Jack Hughes, a PSUC freshman and double major in finance and economics, said that he has had difficulty trusting loan-forgiveness programs because of repeated messages in his spam email inbox.

“Right off the bat, I just discredit anything that comes into my spam box unless it’s someone I know,” Hughes said, “(but) maybe there is some validity to this, and if I could save money, of course, that would be great.”

Tyler Wallace, a freshman with a major in accounting, said he has heard about students having difficulties finding jobs after graduation and that it is a valid concern.

However, Wallace said “that’s going to be in four or five years, so I really can’t say what the job market’s going to be like.”

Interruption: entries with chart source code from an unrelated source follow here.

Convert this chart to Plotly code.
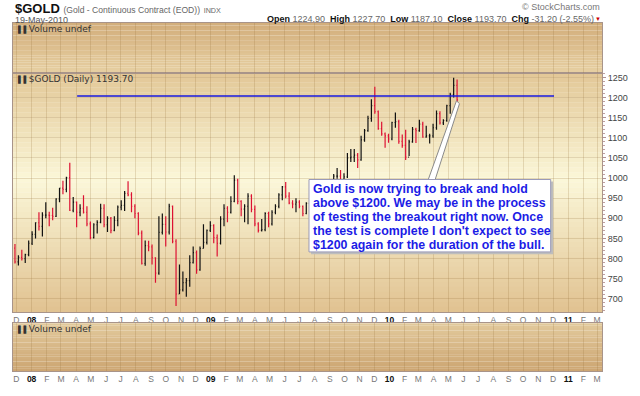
import plotly.graph_objects as go
import pandas as pd

# ---- weekly OHLC (Gold continuous contract) ----
opens = [826, 792, 803, 800, 810, 838,
         860, 889, 880, 908, 908, 907, 905, 948, 975, 972, 1001, 920, 940, 915,
         925, 915, 886, 852, 884, 890, 925, 884, 900, 870, 895, 928, 932, 962,
         958, 930, 912, 863, 788, 832, 829, 802, 764, 865, 885, 866, 930, 843,
         712, 722, 740, 745, 790, 815, 772, 825, 840, 870,
         882, 852, 838, 898, 925, 915, 942, 995, 942, 923, 930, 955, 922, 886,
         870, 872, 912, 886, 915, 930, 958, 978, 955, 938, 935, 940, 930, 912,
         937, 954, 955, 955, 950, 945, 955, 996, 1005, 1005, 992, 1003, 1050,
         1052, 1057, 1045, 1095, 1118, 1148, 1180, 1165, 1123, 1110, 1105,
         1097, 1138, 1140, 1091, 1081, 1052, 1090, 1121, 1118, 1134, 1102, 1105,
         1105, 1125, 1160, 1137, 1143, 1180, 1207, 1230]
highs = [836, 808, 822, 812, 845, 868,
         890, 915, 915, 940, 916, 926, 950, 975, 993, 1003, 1038, 953, 942, 935,
         957, 930, 892, 888, 895, 936, 935, 905, 903, 905, 932, 945, 968, 992,
         965, 935, 915, 870, 845, 844, 835, 803, 905, 912, 905, 936, 932, 848,
         785, 768, 752, 808, 830, 820, 830, 885, 872, 893,
         885, 860, 905, 935, 930, 955, 1007, 998, 945, 935, 962, 960, 932, 890,
         898, 915, 916, 920, 935, 962, 980, 990, 965, 945, 950, 945, 932, 940,
         960, 958, 970, 960, 950, 958, 997, 1010, 1025, 1020, 1012, 1062, 1072,
         1072, 1062, 1105, 1122, 1155, 1196, 1227, 1168, 1140, 1113, 1110,
         1140, 1163, 1145, 1108, 1120, 1095, 1127, 1125, 1145, 1140, 1130, 1110,
         1135, 1168, 1166, 1146, 1182, 1212, 1249, 1245]
lows = [788, 783, 795, 789, 806, 834,
        850, 870, 855, 900, 880, 895, 903, 940, 960, 965, 918, 915, 878, 905,
        912, 880, 848, 850, 862, 888, 878, 866, 863, 868, 880, 920, 918, 955,
        915, 900, 858, 785, 782, 818, 785, 740, 760, 860, 830, 860, 838, 682,
        712, 718, 705, 730, 788, 762, 770, 825, 835, 866,
        838, 805, 835, 880, 890, 912, 940, 935, 905, 890, 885, 915, 880, 865,
        867, 868, 878, 882, 910, 925, 945, 950, 935, 925, 915, 925, 905, 910,
        930, 930, 950, 938, 932, 937, 945, 990, 998, 990, 985, 1000, 1040,
        1040, 1025, 1043, 1090, 1115, 1140, 1160, 1120, 1105, 1075, 1088,
        1094, 1125, 1085, 1075, 1045, 1055, 1088, 1087, 1115, 1100, 1100, 1086,
        1100, 1120, 1133, 1132, 1140, 1160, 1200, 1187]
closes = [792, 803, 800, 810, 838, 860,
          889, 880, 908, 908, 907, 905, 948, 975, 972, 1001, 920, 940, 915, 925,
          915, 886, 852, 884, 890, 925, 884, 900, 870, 895, 928, 932, 962, 958,
          930, 912, 863, 788, 832, 829, 802, 764, 865, 885, 866, 930, 843, 712,
          722, 740, 745, 790, 815, 772, 825, 840, 870, 882,
          852, 838, 898, 925, 915, 942, 995, 942, 923, 930, 955, 922, 886, 870,
          872, 912, 886, 915, 930, 958, 978, 955, 938, 935, 940, 930, 912, 937,
          954, 955, 955, 950, 945, 955, 996, 1005, 1005, 992, 1003, 1050, 1052,
          1057, 1045, 1095, 1118, 1148, 1180, 1165, 1123, 1110, 1105, 1097,
          1138, 1140, 1091, 1081, 1052, 1090, 1121, 1118, 1134, 1102, 1105, 1105,
          1125, 1160, 1137, 1143, 1180, 1207, 1230, 1194]
bar_dates = pd.date_range("2007-11-28", periods=len(closes), freq="W-WED")

month_ticks = list(pd.date_range("2007-12-01", "2011-03-01", freq="MS"))
month_labels = ["D", "08", "F", "M", "A", "M", "J", "J", "A", "S", "O", "N",
                "D", "09", "F", "M", "A", "M", "J", "J", "A", "S", "O", "N",
                "D", "10", "F", "M", "A", "M", "J", "J", "A", "S", "O", "N",
                "D", "11", "F", "M"]
price_ticks = [700, 750, 800, 850, 900, 950, 1000, 1050, 1100, 1150, 1200, 1250]
resistance_level = 1204
resistance_start, resistance_end = "2008-04-03", "2010-12-03"
note_lines = ["Gold is now trying to break and hold",
              "above $1200. We may be in the process",
              "of testing the breakout right now. Once",
              "the test is complete I don't expect to see",
              "$1200 again for the duration of the bull."]

tick_text = [f"<b><span style='color:#111'>{t}</span></b>" if t.isdigit() else t
             for t in month_labels]

fig = go.Figure()
fig.add_trace(go.Ohlc(
    x=bar_dates, open=opens, high=highs, low=lows, close=closes,
    increasing=dict(line=dict(color="#111111", width=1.2)),
    decreasing=dict(line=dict(color="#dd1133", width=1.2)),
    tickwidth=0.25, xaxis="x", yaxis="y", hoverinfo="skip", showlegend=False))
# invisible traces to create the volume panels
fig.add_trace(go.Scatter(x=[bar_dates[0]], y=[0.5], mode="markers",
                         marker=dict(opacity=0), xaxis="x2", yaxis="y2",
                         showlegend=False, hoverinfo="skip"))
fig.add_trace(go.Scatter(x=[bar_dates[0]], y=[0.5], mode="markers",
                         marker=dict(opacity=0), xaxis="x3", yaxis="y3",
                         showlegend=False, hoverinfo="skip"))

XR = ["2007-11-24", "2011-03-11"]
FRAME = "#a8948a"
GRID = "rgba(150,115,60,0.22)"
price_dom = [0.1704, 0.8575]
top_dom = [0.8575, 1.0]
bot_dom = [0.0, 0.1369]

common_x = dict(type="date", range=XR, tickmode="array", tickvals=month_ticks,
                showgrid=True, gridcolor=GRID, gridwidth=1, showline=True,
                linecolor=FRAME, mirror=True, ticks="", zeroline=False,
                rangeslider=dict(visible=False), fixedrange=True)

fig.update_layout(
    width=640, height=396,
    margin=dict(l=13, r=36, t=23, b=15),
    paper_bgcolor="white", plot_bgcolor="rgba(0,0,0,0)",
    font=dict(family="Liberation Sans, Arial, sans-serif", size=9, color="#555"),
    xaxis=dict(**common_x, anchor="y", ticktext=tick_text, showticklabels=True,
               tickfont=dict(size=8.5, color="#777")),
    xaxis2=dict(**common_x, anchor="y2", showticklabels=False, matches="x"),
    xaxis3=dict(**common_x, anchor="y3", ticktext=tick_text, showticklabels=True,
                tickfont=dict(size=8.5, color="#777"), matches="x"),
    yaxis=dict(domain=price_dom, range=[668, 1262], side="right",
               tickmode="array", tickvals=price_ticks,
               showgrid=True, gridcolor=GRID, showline=True, linecolor=FRAME,
               mirror=True, ticks="outside", ticklen=3, tickcolor="#b09090",
               minor=dict(dtick=10, ticks="outside", ticklen=2, tickcolor="#c0a0a0",
                          showgrid=False),
               tickfont=dict(size=9, color="#444"), zeroline=False, fixedrange=True),
    yaxis2=dict(domain=top_dom, range=[0, 1], showgrid=False, showticklabels=False,
                showline=True, linecolor=FRAME, mirror=True, zeroline=False,
                ticks="", fixedrange=True),
    yaxis3=dict(domain=bot_dom, range=[0, 1], showgrid=False, showticklabels=False,
                showline=True, linecolor=FRAME, mirror=True, zeroline=False,
                ticks="", fixedrange=True),
)


# ---- background gradients (style only) ----
def hex2rgb(h):
    h = h.lstrip("#")
    return [int(h[i:i + 2], 16) for i in (0, 2, 4)]


def interp(stops, f):
    for (f0, c0), (f1, c1) in zip(stops, stops[1:]):
        if f0 <= f <= f1:
            t = 0 if f1 == f0 else (f - f0) / (f1 - f0)
            a, b = hex2rgb(c0), hex2rgb(c1)
            return "rgb(%d,%d,%d)" % tuple(round(a[i] + (b[i] - a[i]) * t) for i in range(3))
    return stops[-1][1]


shapes = []


def gradient(dom, stops, n=36):
    y0, y1 = dom
    h = (y1 - y0) / n
    for i in range(n):
        top = y1 - i * h
        shapes.append(dict(type="rect", xref="paper", yref="paper", x0=0, x1=1,
                           y0=top - h * 1.05, y1=top, line=dict(width=0),
                           fillcolor=interp(stops, (i + 0.5) / n), layer="below"))


gradient(top_dom, [(0, "#d3ae7b"), (1, "#e6cfa2")], 20)
gradient(price_dom, [(0, "#e2c796"), (0.45, "#fbf7d8"), (1, "#e0c291")], 48)
gradient(bot_dom, [(0, "#e2c99b"), (1, "#cca572")], 20)

# resistance line
shapes.append(dict(type="line", xref="x", yref="y", x0=resistance_start,
                   x1=resistance_end, y0=resistance_level, y1=resistance_level,
                   line=dict(color="#1a1ae0", width=1.5), layer="above"))


def px(x):
    return (x - 13) / 591


def py(y):
    return (381 - y) / 358


# callout wedge
shapes.append(dict(type="path", xref="paper", yref="paper",
                   path=f"M {px(429)} {py(186)} L {px(458)} {py(103)} "
                        f"L {px(461)} {py(106)} L {px(436)} {py(186)} Z",
                   fillcolor="white", line=dict(color="#8a8a8a", width=1),
                   layer="above"))
# callout shadow + box
shapes.append(dict(type="rect", xref="paper", yref="paper", x0=px(312), x1=px(555),
                   y0=py(261), y1=py(186), fillcolor="#bdbdbd",
                   line=dict(width=0), layer="above"))
shapes.append(dict(type="rect", xref="paper", yref="paper", x0=px(310), x1=px(552.5),
                   y0=py(258.5), y1=py(184), fillcolor="white",
                   line=dict(color="#9a9ab8", width=1), layer="above"))
fig.update_layout(shapes=shapes)

ann = []
ann.append(dict(xref="paper", yref="paper", x=0, y=py(8.5), xanchor="left",
                yanchor="middle", showarrow=False,
                text="<b>$GOLD</b> <span style='font-size:8.6px;color:#666'>"
                     "(Gold - Continuous Contract (EOD))</span> "
                     "<span style='font-size:7.2px;color:#666'>INDX</span>",
                font=dict(size=13, color="#111")))
ann.append(dict(xref="paper", yref="paper", x=0, y=py(19.5), xanchor="left",
                yanchor="middle", showarrow=False, text="19-May-2010",
                font=dict(size=9, color="#555")))
ann.append(dict(xref="paper", yref="paper", x=px(598), y=py(18.5), xanchor="right",
                yanchor="middle", showarrow=False,
                text="<b>Open</b> <span style='color:#666'>1224.90</span>  "
                     "<b>High</b> <span style='color:#666'>1227.70</span>  "
                     "<b>Low</b> <span style='color:#666'>1187.10</span>  "
                     "<b>Close</b> <span style='color:#666'>1193.70</span>  "
                     "<b>Chg</b> <span style='color:#666'>-31.20 (-2.55%)</span>",
                font=dict(size=9, color="#111")))
ann.append(dict(xref="paper", yref="paper", x=px(605), y=py(18.5), xanchor="right",
                yanchor="middle", showarrow=False, text="▼",
                font=dict(size=6, color="#cc0000")))
ann.append(dict(xref="paper", yref="paper", x=px(604), y=py(7), xanchor="right",
                yanchor="middle", showarrow=False, text="© StockCharts.com",
                font=dict(size=9, color="#777")))
for yy, label in [(29, "Volume undef"), (80.5, "$GOLD (Daily) 1193.70"),
                  (338, "Volume undef")]:
    ann.append(dict(xref="paper", yref="paper", x=px(15), y=py(yy), xanchor="left",
                    yanchor="middle", showarrow=False,
                    text="<span style='font-size:7px'>▌▌</span>" + label,
                    font=dict(family="DejaVu Sans", size=9, color="#333")))
for i, line in enumerate(note_lines):
    ann.append(dict(xref="paper", yref="paper", x=px(312.5), y=py(193.5 + 14.4 * i),
                    xanchor="left", yanchor="middle", showarrow=False,
                    text=f"<b>{line}</b>",
                    font=dict(family="Liberation Sans, Arial", size=12.4,
                              color="#1c1ce6")))
fig.update_layout(annotations=ann)

fig.write_html("out.html", config={"displayModeBar": False},
               post_script="document.body.style.margin='0';"
                           "document.body.style.overflow='hidden';")
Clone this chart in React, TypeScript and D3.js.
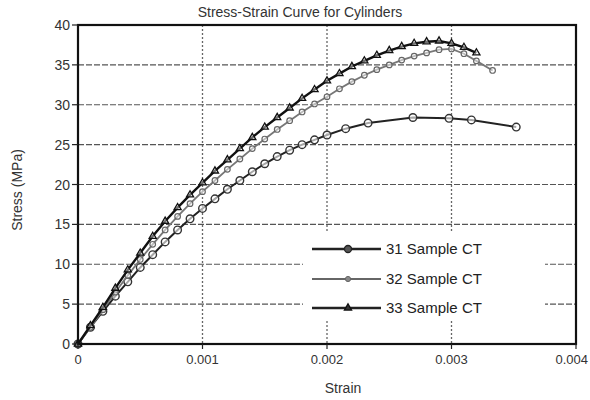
import React from "react";
import * as d3 from "d3";

const strain31 = [0, 0.0001, 0.0002, 0.0003, 0.0004, 0.0005, 0.0006, 0.0007, 0.0008, 0.0009, 0.001, 0.0011, 0.0012, 0.0013, 0.0014, 0.0015, 0.0016, 0.0017, 0.0018, 0.0019, 0.002, 0.00215, 0.00233, 0.00269, 0.00298, 0.00316, 0.00352];
const stress31 = [0, 2.1, 4.1, 6.0, 7.8, 9.6, 11.2, 12.8, 14.3, 15.7, 17.0, 18.2, 19.4, 20.5, 21.6, 22.6, 23.5, 24.3, 25.0, 25.6, 26.2, 27.0, 27.7, 28.4, 28.3, 28.1, 27.2];

const strain32 = [0, 0.0001, 0.0002, 0.0003, 0.0004, 0.0005, 0.0006, 0.0007, 0.0008, 0.0009, 0.001, 0.0011, 0.0012, 0.0013, 0.0014, 0.0015, 0.0016, 0.0017, 0.0018, 0.0019, 0.002, 0.0021, 0.0022, 0.0023, 0.0024, 0.0025, 0.0026, 0.0027, 0.0028, 0.0029, 0.003, 0.0031, 0.0032, 0.00333];
const stress32 = [0, 2.1, 4.3, 6.5, 8.6, 10.6, 12.5, 14.3, 16.0, 17.6, 19.1, 20.5, 21.9, 23.2, 24.5, 25.7, 26.9, 28.0, 29.1, 30.1, 31.0, 32.0, 32.9, 33.7, 34.4, 35.0, 35.6, 36.1, 36.5, 36.9, 37.0, 36.4, 35.5, 34.3];

const strain33 = [0, 0.0001, 0.0002, 0.0003, 0.0004, 0.0005, 0.0006, 0.0007, 0.0008, 0.0009, 0.001, 0.0011, 0.0012, 0.0013, 0.0014, 0.0015, 0.0016, 0.0017, 0.0018, 0.0019, 0.002, 0.0021, 0.0022, 0.0023, 0.0024, 0.0025, 0.0026, 0.0027, 0.0028, 0.0029, 0.003, 0.0031, 0.0032];
const stress33 = [0, 2.3, 4.6, 7.0, 9.3, 11.4, 13.5, 15.4, 17.1, 18.7, 20.2, 21.7, 23.1, 24.5, 25.9, 27.2, 28.4, 29.6, 30.8, 31.9, 33.0, 33.9, 34.8, 35.5, 36.2, 36.8, 37.3, 37.7, 37.9, 38.0, 37.7, 37.2, 36.5];

const xTicks = [0, 0.001, 0.002, 0.003, 0.004];
const xTickLabels = ["0", "0.001", "0.002", "0.003", "0.004"];
const yTicks = [0, 5, 10, 15, 20, 25, 30, 35, 40];
const seriesNames = ["31 Sample CT", "32 Sample CT", "33 Sample CT"];

const W = 590, H = 400;
const L = 78, R = 576, T = 25, B = 344;

export default function App() {
  const x = d3.scaleLinear().domain([0, 0.004]).range([L, R]);
  const y = d3.scaleLinear().domain([0, 40]).range([B, T]);
  const line = d3.line<[number, number]>().x(d => x(d[0])).y(d => y(d[1]));
  const d31 = strain31.map((s, i) => [s, stress31[i]] as [number, number]);
  const d32 = strain32.map((s, i) => [s, stress32[i]] as [number, number]);
  const d33 = strain33.map((s, i) => [s, stress33[i]] as [number, number]);
  const tri = d3.symbol().type(d3.symbolTriangle).size(22)();
  const font = "Arial, 'Liberation Sans', sans-serif";

  const legendY = [249, 279, 308];
  return (
    <svg width={W} height={H} style={{ position: "absolute", left: 0, top: 0, background: "#fff" }} fontFamily={font}>
      <rect x={0} y={0} width={W} height={H} fill="#fff" />
      {/* grid */}
      {yTicks.filter(t => t > 0 && t < 40).map(t => (
        <line key={"gy" + t} x1={L} x2={R} y1={y(t)} y2={y(t)} stroke="#555" strokeWidth={1.2} strokeDasharray="6,2" />
      ))}
      {xTicks.filter(t => t > 0 && t < 0.004).map(t => (
        <line key={"gx" + t} x1={x(t)} x2={x(t)} y1={T} y2={B} stroke="#666" strokeWidth={1.3} strokeDasharray="2,2" />
      ))}
      {/* series 31 */}
      <path d={line(d31) || ""} fill="none" stroke="#222" strokeWidth={2} />
      {d31.map((p, i) => (
        <circle key={"c31" + i} cx={x(p[0])} cy={y(p[1])} r={3.8} fill="#fff" fillOpacity={0.6} stroke="#333" strokeWidth={1.4} />
      ))}
      {/* series 32 */}
      <path d={line(d32) || ""} fill="none" stroke="#777" strokeWidth={1.8} />
      {d32.map((p, i) => (
        <circle key={"c32" + i} cx={x(p[0])} cy={y(p[1])} r={2.8} fill="#fff" fillOpacity={0.5} stroke="#666" strokeWidth={1.2} />
      ))}
      {/* series 33 */}
      <path d={line(d33) || ""} fill="none" stroke="#111" strokeWidth={2.4} />
      {d33.map((p, i) => (
        <path key={"c33" + i} d={tri || ""} transform={`translate(${x(p[0])},${y(p[1])})`} fill="#fff" fillOpacity={0.4} stroke="#111" strokeWidth={1.3} />
      ))}
      {/* legend */}
      <rect x={303} y={232} width={242} height={88} fill="#fff" />
      {seriesNames.map((n, i) => (
        <g key={n}>
          <line x1={312} x2={381} y1={legendY[i]} y2={legendY[i]} stroke={i === 1 ? "#666" : "#222"} strokeWidth={i === 1 ? 1.8 : 2.6} />
          {i === 0 && <circle cx={348} cy={legendY[i]} r={3.5} fill="#555" stroke="#222" strokeWidth={1.3} />}
          {i === 1 && <circle cx={348} cy={legendY[i]} r={2.6} fill="#888" stroke="#666" strokeWidth={1} />}
          {i === 2 && <path d={tri || ""} transform={`translate(348,${legendY[i]})`} fill="#333" stroke="#111" strokeWidth={1.3} />}
          <text x={386} y={legendY[i] + 5} fontSize={15} fill="#222">{n}</text>
        </g>
      ))}
      {/* frame */}
      <rect x={L} y={T} width={R - L} height={B - T} fill="none" stroke="#111" strokeWidth={2.2} />
      {/* ticks */}
      {yTicks.map(t => (
        <g key={"ty" + t}>
          <line x1={L - 6} x2={L} y1={y(t)} y2={y(t)} stroke="#222" strokeWidth={1.2} />
          <text x={L - 8} y={y(t) + 5} fontSize={14} textAnchor="end" fill="#333">{t}</text>
        </g>
      ))}
      {xTicks.map((t, i) => {
        const last = i === xTicks.length - 1;
        return (
          <g key={"tx" + t}>
            <line x1={x(t)} x2={x(t)} y1={B} y2={B + 5} stroke="#222" strokeWidth={1.2} />
            <text x={last ? W - 2 : x(t)} y={B + 20} fontSize={13} textAnchor={last ? "end" : "middle"} fill="#333">{xTickLabels[i]}</text>
          </g>
        );
      })}
      <text x={300} y={17} fontSize={14} textAnchor="middle" fill="#333">Stress-Strain Curve for Cylinders</text>
      <text x={343} y={393} fontSize={14} textAnchor="middle" fill="#333">Strain</text>
      <text transform={`translate(22,${190}) rotate(-90)`} fontSize={14} textAnchor="middle" fill="#333">Stress (MPa)</text>
    </svg>
  );
}
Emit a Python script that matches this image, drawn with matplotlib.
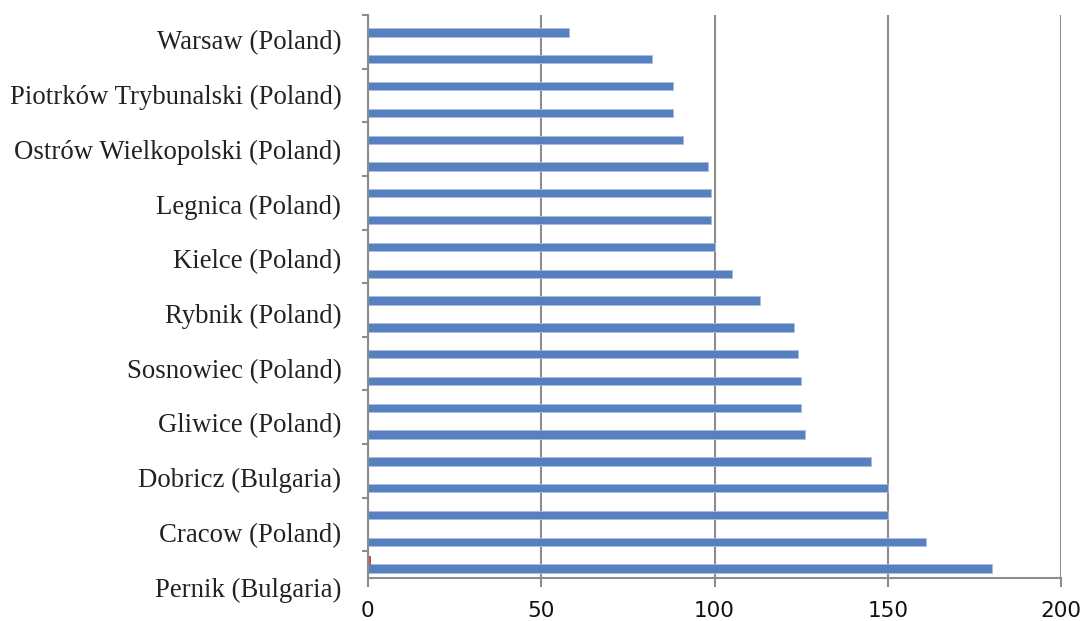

There are other students, such as Raissa Barbacena, an environmental science major and exchange student from Sao Paulo, Brazil, who receive a free education at PSUC.

“We have particular institutions where you have to pay for an education,” Barbacena said. “But all the public universities are free. I’m from a free university, so I don’t pay for college.”

Barbacena said American students “pay a lot for college” and it’s a “huge problem.” In Brazil, free universities are subsidized by the Brazilian government.

She said the concept of free college is something some might not want to think about because American culture is “involved in paid universities” and it’s “something normal that happens.”

However, she said that it shouldn’t be like that, calling it “basic education.”

“College should be accessible to everyone, but it’s not,” Barbacena said. “In Brazil, we don’t have exactly the perfect system, but we do have free college to people who have a high level of education.”

For citizens of Brazil, aspiring students must take a test to get into a free college.

“I feel that it’s a little bit better than here,” she said. “You don’t have to sell yourself to pay for college.”